>>>

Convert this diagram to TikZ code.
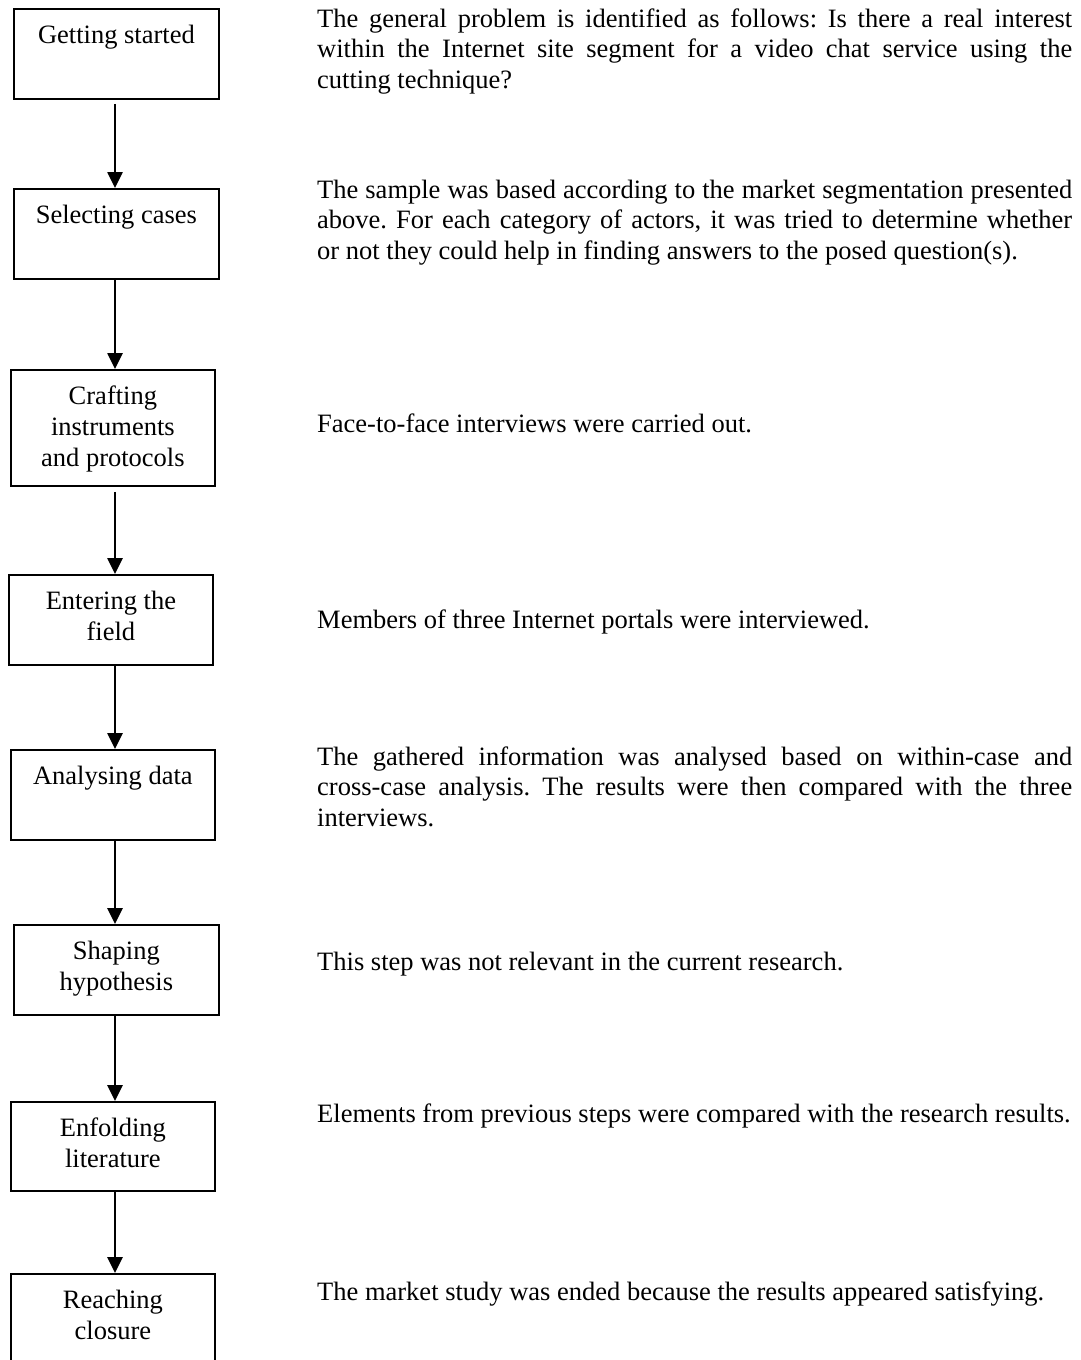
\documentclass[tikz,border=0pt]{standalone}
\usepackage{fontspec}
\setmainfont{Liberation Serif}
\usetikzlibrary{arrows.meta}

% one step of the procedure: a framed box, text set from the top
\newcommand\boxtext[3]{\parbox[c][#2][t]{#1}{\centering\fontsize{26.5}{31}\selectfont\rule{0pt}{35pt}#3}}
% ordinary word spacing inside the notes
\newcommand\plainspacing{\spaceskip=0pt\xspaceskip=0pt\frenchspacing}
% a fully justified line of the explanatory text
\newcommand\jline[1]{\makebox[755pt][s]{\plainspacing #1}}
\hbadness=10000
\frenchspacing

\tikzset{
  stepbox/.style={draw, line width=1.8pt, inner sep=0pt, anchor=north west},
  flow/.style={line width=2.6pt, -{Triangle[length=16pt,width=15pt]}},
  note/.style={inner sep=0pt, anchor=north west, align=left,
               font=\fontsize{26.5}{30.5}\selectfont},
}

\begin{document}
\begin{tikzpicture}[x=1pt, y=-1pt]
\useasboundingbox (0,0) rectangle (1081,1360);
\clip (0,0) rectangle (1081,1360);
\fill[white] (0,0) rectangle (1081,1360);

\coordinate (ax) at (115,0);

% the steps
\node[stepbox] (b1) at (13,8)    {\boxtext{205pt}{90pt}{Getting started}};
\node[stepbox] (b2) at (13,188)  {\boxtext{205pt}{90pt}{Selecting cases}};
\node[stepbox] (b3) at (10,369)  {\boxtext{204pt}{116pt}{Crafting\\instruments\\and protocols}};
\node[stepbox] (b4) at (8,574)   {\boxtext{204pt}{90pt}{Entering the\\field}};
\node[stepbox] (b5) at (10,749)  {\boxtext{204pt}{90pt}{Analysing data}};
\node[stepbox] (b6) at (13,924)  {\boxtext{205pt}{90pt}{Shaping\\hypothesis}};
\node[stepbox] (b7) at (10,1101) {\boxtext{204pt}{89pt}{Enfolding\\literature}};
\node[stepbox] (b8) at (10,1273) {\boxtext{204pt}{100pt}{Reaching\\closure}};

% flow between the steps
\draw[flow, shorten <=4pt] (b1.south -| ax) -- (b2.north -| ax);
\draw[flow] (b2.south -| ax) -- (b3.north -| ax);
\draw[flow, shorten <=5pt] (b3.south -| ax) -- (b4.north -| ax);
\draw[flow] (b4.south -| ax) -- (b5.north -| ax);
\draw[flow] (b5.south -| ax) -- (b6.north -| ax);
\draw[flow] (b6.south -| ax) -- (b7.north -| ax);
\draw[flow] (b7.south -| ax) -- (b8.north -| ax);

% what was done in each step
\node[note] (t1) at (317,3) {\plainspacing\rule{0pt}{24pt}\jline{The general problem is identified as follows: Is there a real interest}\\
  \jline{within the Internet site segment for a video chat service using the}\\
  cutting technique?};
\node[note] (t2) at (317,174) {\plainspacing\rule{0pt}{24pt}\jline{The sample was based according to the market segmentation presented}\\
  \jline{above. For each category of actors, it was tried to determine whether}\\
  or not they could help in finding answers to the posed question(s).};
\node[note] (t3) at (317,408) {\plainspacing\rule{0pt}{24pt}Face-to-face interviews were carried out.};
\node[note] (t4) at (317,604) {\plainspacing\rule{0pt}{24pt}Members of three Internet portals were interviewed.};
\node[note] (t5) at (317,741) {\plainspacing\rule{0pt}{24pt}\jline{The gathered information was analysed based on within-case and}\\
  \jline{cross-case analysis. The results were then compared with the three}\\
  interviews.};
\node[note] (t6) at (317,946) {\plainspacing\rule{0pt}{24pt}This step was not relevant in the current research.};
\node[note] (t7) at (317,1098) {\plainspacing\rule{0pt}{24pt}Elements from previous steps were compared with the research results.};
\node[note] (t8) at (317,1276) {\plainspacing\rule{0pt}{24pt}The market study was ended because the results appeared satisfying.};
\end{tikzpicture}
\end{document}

<<<
>>>

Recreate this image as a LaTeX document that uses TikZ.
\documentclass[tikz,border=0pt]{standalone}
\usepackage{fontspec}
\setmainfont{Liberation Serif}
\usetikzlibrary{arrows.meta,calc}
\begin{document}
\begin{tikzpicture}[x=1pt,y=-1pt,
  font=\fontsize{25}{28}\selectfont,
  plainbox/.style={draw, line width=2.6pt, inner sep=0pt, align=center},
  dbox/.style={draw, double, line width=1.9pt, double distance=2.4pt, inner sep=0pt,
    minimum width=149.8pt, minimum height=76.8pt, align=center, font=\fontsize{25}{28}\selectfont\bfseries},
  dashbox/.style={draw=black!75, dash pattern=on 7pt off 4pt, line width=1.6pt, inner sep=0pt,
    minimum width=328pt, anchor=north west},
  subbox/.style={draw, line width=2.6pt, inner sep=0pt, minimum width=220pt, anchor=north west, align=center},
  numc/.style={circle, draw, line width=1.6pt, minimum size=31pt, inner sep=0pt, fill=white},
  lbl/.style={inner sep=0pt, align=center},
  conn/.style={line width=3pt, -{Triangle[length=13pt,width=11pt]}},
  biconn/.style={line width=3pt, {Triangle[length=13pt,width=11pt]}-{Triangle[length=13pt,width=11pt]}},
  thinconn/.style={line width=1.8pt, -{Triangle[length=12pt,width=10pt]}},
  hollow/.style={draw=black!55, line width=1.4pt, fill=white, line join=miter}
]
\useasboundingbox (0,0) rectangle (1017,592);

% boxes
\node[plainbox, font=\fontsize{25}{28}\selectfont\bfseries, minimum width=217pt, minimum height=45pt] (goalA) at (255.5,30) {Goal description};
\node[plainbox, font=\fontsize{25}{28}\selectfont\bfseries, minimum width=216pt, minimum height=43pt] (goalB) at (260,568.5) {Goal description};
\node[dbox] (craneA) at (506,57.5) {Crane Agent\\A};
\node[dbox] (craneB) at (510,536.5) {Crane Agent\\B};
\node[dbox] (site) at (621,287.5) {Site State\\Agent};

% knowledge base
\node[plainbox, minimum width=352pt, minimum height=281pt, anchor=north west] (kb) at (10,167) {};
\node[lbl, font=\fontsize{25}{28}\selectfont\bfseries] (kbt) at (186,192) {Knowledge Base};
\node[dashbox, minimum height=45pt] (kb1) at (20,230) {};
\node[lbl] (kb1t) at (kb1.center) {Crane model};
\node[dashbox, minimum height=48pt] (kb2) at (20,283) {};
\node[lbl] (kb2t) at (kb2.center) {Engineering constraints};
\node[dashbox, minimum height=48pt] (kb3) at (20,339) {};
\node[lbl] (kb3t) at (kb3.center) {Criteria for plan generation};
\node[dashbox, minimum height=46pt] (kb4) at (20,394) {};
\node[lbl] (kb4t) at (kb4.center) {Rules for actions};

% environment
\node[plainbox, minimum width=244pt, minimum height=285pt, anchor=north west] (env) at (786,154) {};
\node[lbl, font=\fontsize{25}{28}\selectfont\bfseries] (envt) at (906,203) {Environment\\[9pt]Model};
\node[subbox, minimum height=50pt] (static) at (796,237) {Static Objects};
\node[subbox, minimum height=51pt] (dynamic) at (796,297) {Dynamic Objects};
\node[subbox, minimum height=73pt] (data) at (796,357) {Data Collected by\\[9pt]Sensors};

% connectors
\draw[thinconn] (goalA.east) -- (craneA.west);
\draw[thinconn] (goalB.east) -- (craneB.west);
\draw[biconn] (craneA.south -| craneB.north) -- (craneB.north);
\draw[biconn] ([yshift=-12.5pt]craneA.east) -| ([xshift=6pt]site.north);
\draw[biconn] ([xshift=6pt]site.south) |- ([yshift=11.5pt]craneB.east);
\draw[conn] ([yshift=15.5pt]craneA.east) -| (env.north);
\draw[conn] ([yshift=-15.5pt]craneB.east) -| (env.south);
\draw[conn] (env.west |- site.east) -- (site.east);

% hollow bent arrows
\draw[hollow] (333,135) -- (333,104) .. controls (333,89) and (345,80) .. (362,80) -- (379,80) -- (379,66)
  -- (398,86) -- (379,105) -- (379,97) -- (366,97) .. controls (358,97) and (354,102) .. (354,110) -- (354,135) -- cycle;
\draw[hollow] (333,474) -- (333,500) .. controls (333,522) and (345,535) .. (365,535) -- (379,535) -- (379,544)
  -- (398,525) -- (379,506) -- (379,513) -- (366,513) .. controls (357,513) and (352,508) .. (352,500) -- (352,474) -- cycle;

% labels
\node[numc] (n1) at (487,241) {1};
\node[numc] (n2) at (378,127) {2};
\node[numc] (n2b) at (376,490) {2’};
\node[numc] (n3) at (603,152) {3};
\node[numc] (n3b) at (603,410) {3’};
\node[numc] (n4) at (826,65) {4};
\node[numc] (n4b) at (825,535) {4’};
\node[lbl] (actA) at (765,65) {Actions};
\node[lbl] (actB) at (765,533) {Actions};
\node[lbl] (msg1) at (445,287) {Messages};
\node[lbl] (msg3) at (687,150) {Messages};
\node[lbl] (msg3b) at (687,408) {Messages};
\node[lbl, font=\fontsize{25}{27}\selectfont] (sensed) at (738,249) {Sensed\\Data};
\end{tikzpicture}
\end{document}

<<<

[GIVEN EXERCISE] Copy the lines above exactly, starting with the line that contains "Convert this diagram to TikZ code." and ending with the line that contains "(ax) at (115,0);", and leave out any pictures.

[RESPONSE]
Convert this diagram to TikZ code.
\documentclass[tikz,border=0pt]{standalone}
\usepackage{fontspec}
\setmainfont{Liberation Serif}
\usetikzlibrary{arrows.meta}

% one step of the procedure: a framed box, text set from the top
\newcommand\boxtext[3]{\parbox[c][#2][t]{#1}{\centering\fontsize{26.5}{31}\selectfont\rule{0pt}{35pt}#3}}
% ordinary word spacing inside the notes
\newcommand\plainspacing{\spaceskip=0pt\xspaceskip=0pt\frenchspacing}
% a fully justified line of the explanatory text
\newcommand\jline[1]{\makebox[755pt][s]{\plainspacing #1}}
\hbadness=10000
\frenchspacing

\tikzset{
  stepbox/.style={draw, line width=1.8pt, inner sep=0pt, anchor=north west},
  flow/.style={line width=2.6pt, -{Triangle[length=16pt,width=15pt]}},
  note/.style={inner sep=0pt, anchor=north west, align=left,
               font=\fontsize{26.5}{30.5}\selectfont},
}

\begin{document}
\begin{tikzpicture}[x=1pt, y=-1pt]
\useasboundingbox (0,0) rectangle (1081,1360);
\clip (0,0) rectangle (1081,1360);
\fill[white] (0,0) rectangle (1081,1360);

\coordinate (ax) at (115,0);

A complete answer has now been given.